Também foi demonstrado que conflitos globais têm efeitos não intencionais e perturbadores nos sistemas de cabo de internet. Em fevereiro, militantes Houthi apoiados pelo Irã atacaram um navio de carga no Mar Vermelho. eventual naufrágio do Rubymar foi provavelmente responsável pelo rompimento de três cabos submarinos na região, o que interrompeu uma parcela significativa do tráfego de internet entre a Ásia e a Europa.
Os EUA e seus aliados também expressaram sérias preocupações de que adversários pudessem acessar os cabos submarinos para obter “informações pessoais, dados e comunicações”. Um relatório do Congresso de 2022 sobre o assunto destacou o potencial aumentado da Rússia ou da China para acessar os sistemas de cabos submarinos.
É um método de espionagem com o qual os EUA estão muito familiarizados: em 2013 o Guardian revelou que o GCHQ do Reino Unido havia se infiltrado na rede de cabos de internet para acessar vastas quantidades de comunicações entre pessoas inteiramente inocentes, bem como suspeitos visados. Essas informações foram então repassadas à NSA.
Os documentos, revelados pelo denunciante Edward Snowden, também mostraram que um cabo submarino que conecta a Austrália e a Nova Zelândia aos EUA foi grampeado para permitir a NSA terá acesso a dados da internet da Austrália e da Nova Zelândia.
Apesar da série de perigos e dos alertas cada vez mais veementes dos governos ocidentais, os apelos por maiores ações para proteger a rede de TV a cabo não foram atendidos e muitos consideram as ameaças exageradas.
“Não há relatórios publicamente disponíveis e verificados que indiquem ataques deliberados à rede de TV a cabo por qualquer ator, seja Rússia, China ou um grupo não estatal”, disse um relatório da UE de 2022.
“Pode-se argumentar que isso implica que os cenários de ameaça discutidos podem ser exagerados.”
Um especialista que falou com o Guardian foi mais direto em sua avaliação, descrevendo a ameaça de sabotagem como “besteira”.
Os dados confirmam isso, mostrando que tubarões, âncoras e pesca representam uma ameaça maior à infraestrutura global da internet do que espiões russos. Um relatório dos EUA sobre esse assunto mostrou que as principais ameaças à rede são “incidentes acidentais envolvendo humanos”. Em média, um cabo é cortado “a cada três dias”.

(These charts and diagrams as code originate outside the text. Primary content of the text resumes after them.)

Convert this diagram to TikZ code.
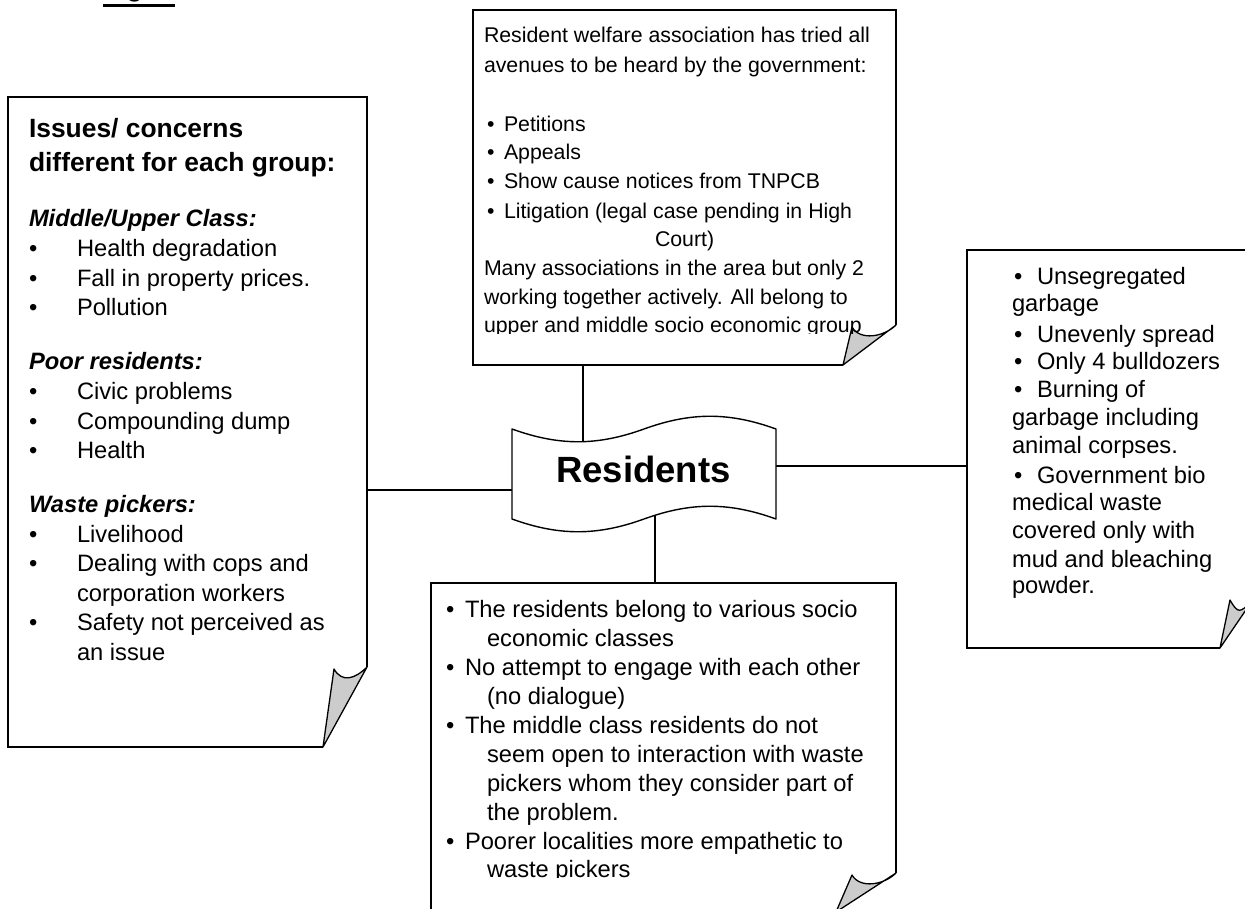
\documentclass[tikz,border=0pt]{standalone}
\usepackage{fontspec}
\setmainfont{Liberation Sans}
\newcounter{txc}
\tikzset{
  boxline/.style={draw=black, line width=1.3pt, line join=miter},
  foldfill/.style={fill=black!20, draw=black, line width=1.3pt, line join=round},
  link/.style={draw=black, line width=1.3pt},
  txt/.style={anchor=base west, inner sep=0pt, outer sep=0pt, font=\fontsize{23.7}{28}\selectfont},
  toptxt/.style={txt, font=\fontsize{21.3}{26}\selectfont},
  headtxt/.style={txt, font=\fontsize{26.4}{32}\selectfont\bfseries},
  subtxt/.style={txt, font=\fontsize{23.7}{28}\selectfont\bfseries\itshape},
  restxt/.style={anchor=base, inner sep=0pt, font=\fontsize{36.5}{40}\selectfont\bfseries}
}
% #1 style, #2 x, #3 y, #4 text
\newcommand\Tx[4]{\stepcounter{txc}\node[#1] (tx\arabic{txc}) at (#2,#3) {#4};}
% #1 style, #2 bullet x, #3 text x, #4 y, #5 text
\newcommand\Bu[5]{\Tx{#1}{#2}{#4}{\textbullet}\Tx{#1}{#3}{#4}{#5}}
% fold box: #1 L, #2 T, #3 R, #4 B, #5 corner y, #6 curl x, #7 curl y, #8 tip x
\newcommand\FoldBox[8]{%
  \draw[boxline] (#8,#4) -- (#1,#4) -- (#1,#2) -- (#3,#2) -- (#3,#5);
  \draw[foldfill] (#8,#4) -- (#3,#5) .. controls ({#3-12},{#5+12}) and ({#6+8},{#7+14}) .. (#6,#7) -- cycle;
}
\begin{document}
\begin{tikzpicture}[x=1pt,y=-1pt]
\useasboundingbox (0,0) rectangle (1245,909);
\clip (0,0) rectangle (1245,909);

% Fig label (cut at top, as in the reference)
\node[anchor=base west, inner sep=0pt, font=\fontsize{26.4}{32}\selectfont\bfseries] (figlabel) at (103,-3) {Fig 2.};
\fill (103,4) rectangle (175,7);

% anchor points
\coordinate (lb-e) at (367,490);
\coordinate (res-w) at (512,490);
\coordinate (tb-s) at (583,365);
\coordinate (res-n) at (583,442);
\coordinate (res-e) at (776,466);
\coordinate (rb-w) at (967,466);
\coordinate (res-s) at (655,513);
\coordinate (bb-n) at (655,583);

% connectors
\draw[link] (lb-e) -- (res-w);
\draw[link] (tb-s) -- (res-n);
\draw[link] (res-e) -- (rb-w);
\draw[link] (res-s) -- (bb-n);

% boxes
\FoldBox{8}{97}{367}{747}{667}{334}{669}{323}
\FoldBox{473}{10}{896}{365}{325}{852}{327}{843}
\FoldBox{431}{583}{896}{912}{873}{852}{875}{836}
\FoldBox{967}{250}{1252}{648}{601}{1230}{600}{1220}

% Residents tape shape
\draw[line width=1.4pt, fill=white, line join=round] (512,429)
  .. controls (559,446) and (597,446) .. (644,429)
  .. controls (691,412) and (729,412) .. (776,429)
  -- (776,519)
  .. controls (729,502) and (691,502) .. (644,519)
  .. controls (597,536) and (559,536) .. (512,519) -- cycle;
\node[restxt] (residents) at (643.5,482) {Residents};

% Left box text
\Tx{headtxt}{29}{138}{Issues/ concerns}
\Tx{headtxt}{29}{172}{different for each group:}
\Tx{subtxt}{29}{227}{Middle/Upper Class:}
\Bu{txt}{29}{77}{257}{Health degradation}
\Bu{txt}{29}{77}{287}{Fall in property prices.}
\Bu{txt}{29}{77}{316}{Pollution}
\Tx{subtxt}{29}{370}{Poor residents:}
\Bu{txt}{29}{77}{399.5}{Civic problems}
\Bu{txt}{29}{77}{429}{Compounding dump}
\Bu{txt}{29}{77}{458.5}{Health}
\Tx{subtxt}{29}{512.5}{Waste pickers:}
\Bu{txt}{29}{77}{542}{Livelihood}
\Bu{txt}{29}{77}{571.5}{Dealing with cops and}
\Tx{txt}{77}{601}{corporation workers}
\Bu{txt}{29}{77}{630.5}{Safety not perceived as}
\Tx{txt}{77}{660}{an issue}

% Top box text
\begin{scope}
\clip (473,10) rectangle (896,334);
\Tx{toptxt}{484}{43}{Resident welfare association has tried all}
\Tx{toptxt}{484}{73}{avenues to be heard by the government:}
\Bu{toptxt}{487}{504}{132}{Petitions}
\Bu{toptxt}{487}{504}{160}{Appeals}
\Bu{toptxt}{487}{504}{189}{Show cause notices from TNPCB}
\Bu{toptxt}{487}{504}{219}{Litigation (legal case pending in High}
\Tx{toptxt}{655}{247}{Court)}
\Tx{toptxt}{484}{276}{Many associations in the area but only 2}
\Tx{toptxt}{484}{305}{working together actively. All belong to}
\Tx{toptxt}{484}{333}{upper and middle socio economic group}
\end{scope}

% Bottom box text
\begin{scope}
\clip (431,583) rectangle (896,877);
\Bu{txt}{446}{465}{617}{The residents belong to various socio}
\Tx{txt}{487}{646}{economic classes}
\Bu{txt}{446}{465}{675}{No attempt to engage with each other}
\Tx{txt}{487}{704}{(no dialogue)}
\Bu{txt}{446}{465}{733}{The middle class residents do not}
\Tx{txt}{487}{762}{seem open to interaction with waste}
\Tx{txt}{487}{791}{pickers whom they consider part of}
\Tx{txt}{487}{820}{the problem.}
\Bu{txt}{446}{465}{849}{Poorer localities more empathetic to}
\Tx{txt}{487}{877}{waste pickers}
\end{scope}

% Right box text
\Bu{txt}{1014}{1037}{285}{Unsegregated}
\Tx{txt}{1012}{312}{garbage}
\Bu{txt}{1014}{1037}{342}{Unevenly spread}
\Bu{txt}{1014}{1037}{369}{Only 4 bulldozers}
\Bu{txt}{1014}{1037}{397}{Burning of}
\Tx{txt}{1012}{425}{garbage including}
\Tx{txt}{1012}{453}{animal corpses.}
\Bu{txt}{1014}{1037}{483}{Government bio}
\Tx{txt}{1012}{510}{medical waste}
\Tx{txt}{1012}{538}{covered only with}
\Tx{txt}{1012}{567}{mud and bleaching}
\Tx{txt}{1012}{593}{powder.}
\end{tikzpicture}
\end{document}
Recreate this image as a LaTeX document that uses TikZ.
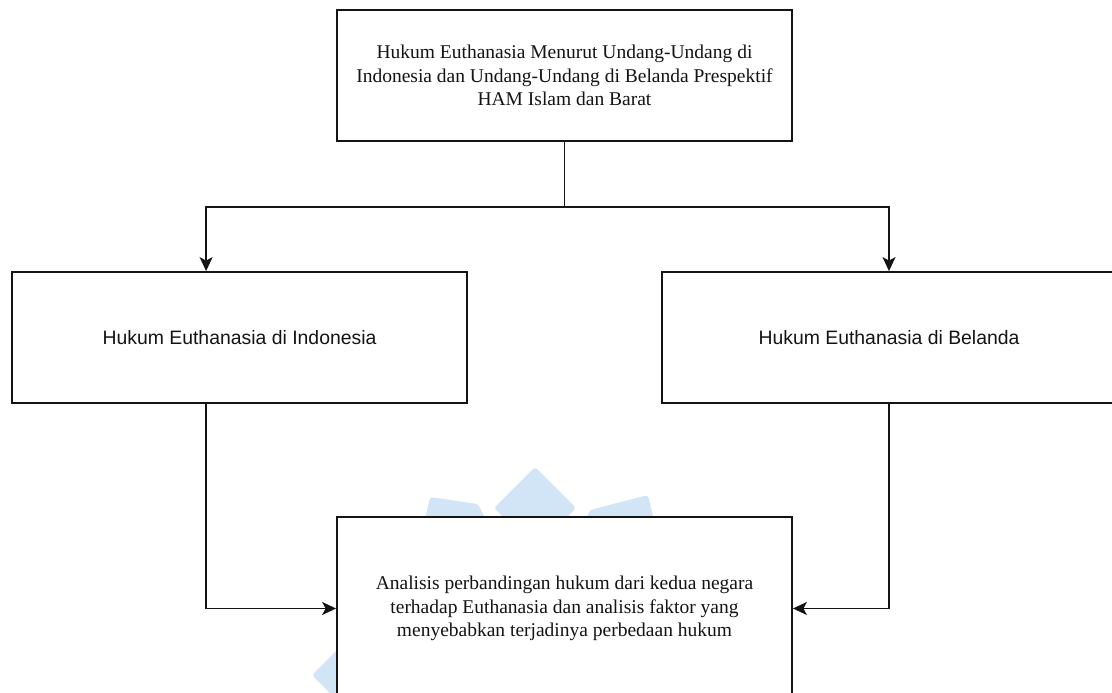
\documentclass[tikz,border=0pt]{standalone}
\usepackage{fontspec}
\setmainfont{Liberation Serif}
\newfontfamily\arialfont{Liberation Sans}
\usetikzlibrary{arrows.meta}
\definecolor{wmblue}{RGB}{210,229,246}
\definecolor{ink}{RGB}{20,20,20}
\tikzset{
  box/.style={draw=ink, line width=1.8pt, fill=white, rectangle, inner sep=0pt,
    align=center, text=ink, font=\fontsize{19.5}{23.4}\selectfont},
  sansbox/.style={box, font=\arialfont\fontsize{19.4}{23.4}\selectfont},
  link/.style={draw=ink, line width=1.5pt},
  arr/.style={link, -{Stealth[length=14pt,width=13pt,inset=3.5pt]}},
  petal/.style={fill=wmblue, draw=none, rounded corners=3pt}
}
\begin{document}
\begin{tikzpicture}[x=1pt,y=-1pt]
\useasboundingbox (0,0) rectangle (1112,693);
\clip (0,0) rectangle (1112,693);
% watermark
\fill[petal] (535,467) -- (576,508) -- (535,549) -- (494,508) -- cycle;
\fill[petal] (425,520) -- (430,497) -- (478,504) -- (486,520) -- cycle;
\fill[petal] (586,520) -- (590,510) -- (648,495) -- (654,520) -- cycle;
\fill[petal] (312,675) -- (355,632) -- (398,675) -- (355,718) -- cycle;
% boxes
\node[box, minimum width=455pt, minimum height=131pt] (top) at (564.5,75.5)
  {Hukum Euthanasia Menurut Undang-Undang di\\Indonesia dan Undang-Undang di Belanda Prespektif\\HAM Islam dan Barat};
\node[sansbox, minimum width=455pt, minimum height=131pt] (left) at (239.5,337.5)
  {Hukum Euthanasia di Indonesia};
\node[sansbox, minimum width=454pt, minimum height=131pt] (right) at (889,337.5)
  {Hukum Euthanasia di Belanda};
\node[box, minimum width=455pt, minimum height=183pt] (bottom) at (564.5,608.5)
  {Analisis perbandingan hukum dari kedua negara\\terhadap Euthanasia dan analisis faktor yang\\menyebabkan terjadinya perbedaan hukum};
% connectors
\coordinate (j) at (564.5,207);
\draw[link] (top.south) -- (j);
\draw[arr] (j) -| ([xshift=195pt]left.north west);
\draw[arr] (j) -| (right.north);
\draw[arr] ([xshift=195pt]left.south west) |- (bottom.west);
\draw[arr] (right.south) |- (bottom.east);
\end{tikzpicture}
\end{document}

“Um cabo de telecomunicações submarino foi acidentalmente cortado por um navio na costa da Somália em 2017, levando a uma interrupção de três semanas na internet, custando ao país US$ 10 milhões por dia”, afirma o relatório.
Uma internet desigual
Para muitos especialistas, no entanto, o maior risco para a internet não é a sabotagem, a espionagem ou mesmo âncoras desonestas, mas a distribuição desigual da infraestrutura de cabos que atravessa o globo, unindo as redes digitais do mundo.
“Não há cabos em todos os lugares”, diz Starosielski. “Há uma concentração no Oceano Atlântico Norte conectando os Estados Unidos e a Europa, mas não há tantos no Atlântico Sul.”
“Então você vê que algumas partes do mundo têm um alto nível de conectividade… e diversidade em termos de ter múltiplas rotas caso haja uma interrupção.”
Em 2023, havia mais de 500 cabos de comunicação no fundo do oceano, mas uma rápida olhada em o mapa das redes de cabos submarinos do mundo mostra que eles estão amplamente centrados em torno de centros econômicos e populacionais.
A distribuição desigual de cabos é mais clara no Pacífico, onde um território como Guam, com uma população de apenas 170.000 habitantes e que abriga uma base naval dos EUA, tem mais de 10 cabos de internet conectando-se à ilha. A Nova Zelândia, com mais de 5 milhões de pessoas, tem sete. Tonga tem apenas um.
Após a erupção de 2022 em Tonga, governos em todo o mundo foram estimulados a agir, encomendando relatórios sobre as vulnerabilidades na rede de cabos submarinos existente, enquanto empresas de tecnologia trabalharam para reforçar as redes para garantir que tal evento nunca mais ocorresse.
No mês passado, a internet em Tonga caiu novamente.
Grandes áreas do país ficaram no escuro depois que o cabo submarino de internet que conecta a rede da ilha foi danificado, causando caos para os negócios locais.
Por enquanto, os fundamentos econômicos favorecem a construção de mais cabos no mundo ocidental e em mercados emergentes, onde a demanda digital está crescendo. Apesar dos avisos de sabotagem ou danos acidentais, especialistas dizem que, sem o imperativo do mercado para criar redes mais resilientes, o risco real é que lugares como Tonga continuem a ficar no escuro, ameaçando a própria promessa de equidade digital na qual a internet foi fundada.